Word for word, give the material below again, minus any images.

### DATA

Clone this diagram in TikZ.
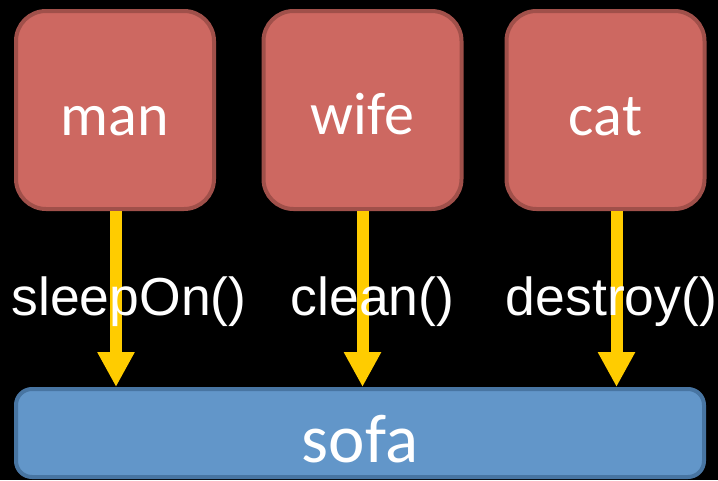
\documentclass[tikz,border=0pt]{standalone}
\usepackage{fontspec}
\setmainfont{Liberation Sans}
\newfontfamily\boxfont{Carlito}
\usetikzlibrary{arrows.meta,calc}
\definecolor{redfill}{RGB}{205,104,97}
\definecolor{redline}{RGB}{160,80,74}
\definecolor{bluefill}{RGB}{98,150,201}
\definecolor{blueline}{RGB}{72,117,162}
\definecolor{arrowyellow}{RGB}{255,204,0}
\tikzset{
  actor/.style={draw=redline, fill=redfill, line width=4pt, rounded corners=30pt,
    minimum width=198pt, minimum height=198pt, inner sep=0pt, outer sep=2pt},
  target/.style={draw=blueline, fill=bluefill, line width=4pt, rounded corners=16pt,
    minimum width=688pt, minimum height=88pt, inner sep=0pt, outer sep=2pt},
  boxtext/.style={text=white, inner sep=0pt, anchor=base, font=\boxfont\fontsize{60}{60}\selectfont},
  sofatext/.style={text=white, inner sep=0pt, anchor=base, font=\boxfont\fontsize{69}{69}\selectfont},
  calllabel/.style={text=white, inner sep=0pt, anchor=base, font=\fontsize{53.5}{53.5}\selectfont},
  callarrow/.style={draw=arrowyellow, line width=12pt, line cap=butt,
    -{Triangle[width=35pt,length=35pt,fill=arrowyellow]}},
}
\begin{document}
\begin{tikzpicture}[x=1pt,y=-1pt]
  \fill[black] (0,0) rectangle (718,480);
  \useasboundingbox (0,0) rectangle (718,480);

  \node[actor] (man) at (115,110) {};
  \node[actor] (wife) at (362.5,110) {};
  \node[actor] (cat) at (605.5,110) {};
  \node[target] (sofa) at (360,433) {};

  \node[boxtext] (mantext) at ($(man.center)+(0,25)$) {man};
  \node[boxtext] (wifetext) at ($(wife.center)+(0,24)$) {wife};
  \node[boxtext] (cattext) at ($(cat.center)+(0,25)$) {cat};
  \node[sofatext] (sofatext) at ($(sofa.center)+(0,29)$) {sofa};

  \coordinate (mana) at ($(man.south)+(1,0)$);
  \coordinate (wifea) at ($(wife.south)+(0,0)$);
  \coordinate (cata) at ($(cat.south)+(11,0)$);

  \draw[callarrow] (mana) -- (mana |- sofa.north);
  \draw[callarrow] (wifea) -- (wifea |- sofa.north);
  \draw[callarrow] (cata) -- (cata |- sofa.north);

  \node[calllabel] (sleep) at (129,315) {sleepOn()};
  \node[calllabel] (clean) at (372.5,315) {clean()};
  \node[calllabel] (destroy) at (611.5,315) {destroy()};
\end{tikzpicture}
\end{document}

######

◆ WORKED ANSWER ◆
Clone this diagram in TikZ.
\documentclass[tikz,border=0pt]{standalone}
\usepackage{fontspec}
\setmainfont{Liberation Sans}
\newfontfamily\boxfont{Carlito}
\usetikzlibrary{arrows.meta,calc}
\definecolor{redfill}{RGB}{205,104,97}
\definecolor{redline}{RGB}{160,80,74}
\definecolor{bluefill}{RGB}{98,150,201}
\definecolor{blueline}{RGB}{72,117,162}
\definecolor{arrowyellow}{RGB}{255,204,0}
\tikzset{
  actor/.style={draw=redline, fill=redfill, line width=4pt, rounded corners=30pt,
    minimum width=198pt, minimum height=198pt, inner sep=0pt, outer sep=2pt},
  target/.style={draw=blueline, fill=bluefill, line width=4pt, rounded corners=16pt,
    minimum width=688pt, minimum height=88pt, inner sep=0pt, outer sep=2pt},
  boxtext/.style={text=white, inner sep=0pt, anchor=base, font=\boxfont\fontsize{60}{60}\selectfont},
  sofatext/.style={text=white, inner sep=0pt, anchor=base, font=\boxfont\fontsize{69}{69}\selectfont},
  calllabel/.style={text=white, inner sep=0pt, anchor=base, font=\fontsize{53.5}{53.5}\selectfont},
  callarrow/.style={draw=arrowyellow, line width=12pt, line cap=butt,
    -{Triangle[width=35pt,length=35pt,fill=arrowyellow]}},
}
\begin{document}
\begin{tikzpicture}[x=1pt,y=-1pt]
  \fill[black] (0,0) rectangle (718,480);
  \useasboundingbox (0,0) rectangle (718,480);

  \node[actor] (man) at (115,110) {};
  \node[actor] (wife) at (362.5,110) {};
  \node[actor] (cat) at (605.5,110) {};
  \node[target] (sofa) at (360,433) {};

  \node[boxtext] (mantext) at ($(man.center)+(0,25)$) {man};
  \node[boxtext] (wifetext) at ($(wife.center)+(0,24)$) {wife};
  \node[boxtext] (cattext) at ($(cat.center)+(0,25)$) {cat};
  \node[sofatext] (sofatext) at ($(sofa.center)+(0,29)$) {sofa};

  \coordinate (mana) at ($(man.south)+(1,0)$);
  \coordinate (wifea) at ($(wife.south)+(0,0)$);
  \coordinate (cata) at ($(cat.south)+(11,0)$);

  \draw[callarrow] (mana) -- (mana |- sofa.north);
  \draw[callarrow] (wifea) -- (wifea |- sofa.north);
  \draw[callarrow] (cata) -- (cata |- sofa.north);

  \node[calllabel] (sleep) at (129,315) {sleepOn()};
  \node[calllabel] (clean) at (372.5,315) {clean()};
  \node[calllabel] (destroy) at (611.5,315) {destroy()};
\end{tikzpicture}
\end{document}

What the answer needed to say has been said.